Similarly, "Heading 1" creates <h1>...</h1> tags etc. Calibre can use these <h1>, <h2> etc tags during conversion to EPUB to specify the TOC.
Any paragraph styled as "Normal" in Word outputs as
<p class=MsoNormal>...</p> in the HTML output.
Any paragraph styled as "Normal (Web)" in Word outputs as
<p>...</p> in the HTML output.
Any paragraph styled as "Plain Text" in Word outputs as
<p class="MsoPlainText">...</p> in the HTML output -- which you've already come across. I'd restyle all of these as "Normal" or "Normal (Web)"
Any text marked as Italic or Bold in Word is output as
<i>...</i> or <b>...</b> in the HTML output.
I tend to use <h1> for Book Title and Author and <h2>, <h3> for Chapters, Sub-titles.
- Save the doc as HTML (as detailed above)
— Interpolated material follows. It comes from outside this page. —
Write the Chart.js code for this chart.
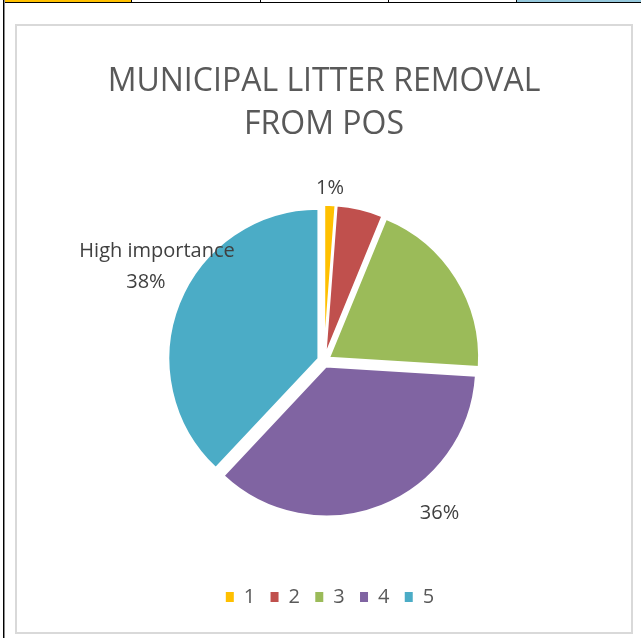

- If you're proficient with CSS files I'd then open up the HTML file in a text editor and remove everything between the <style>...</style> tags and put in a link to an external CSS file which would contain all the styling I wanted, e.g. lines like :-
body {font-size: 100%; font-family: serif; ... ...}
h1 {...}
h2 {...}
p {...}
.MsoNormal {text-indent: 1.5em; ...}
If you're not good with CSS then leave the HTML alone.
- Once you're happy with the HTML then reimport to Calibre by drag-and-drop in the normal way or via the Edit-Metadata feature if you've already set up the book's metadata. Calibre will zip up the HTML file with any linked CSS file and/or images.
- Convert away ... Don't forget to specify the appropriate h1 h2 h3 levels in the "Structure detection" option.
Anyway, that's enough from me for the time being. I don't know how much is relevant for your circumstances but feel free to ask if you think I could help.
Happy New Year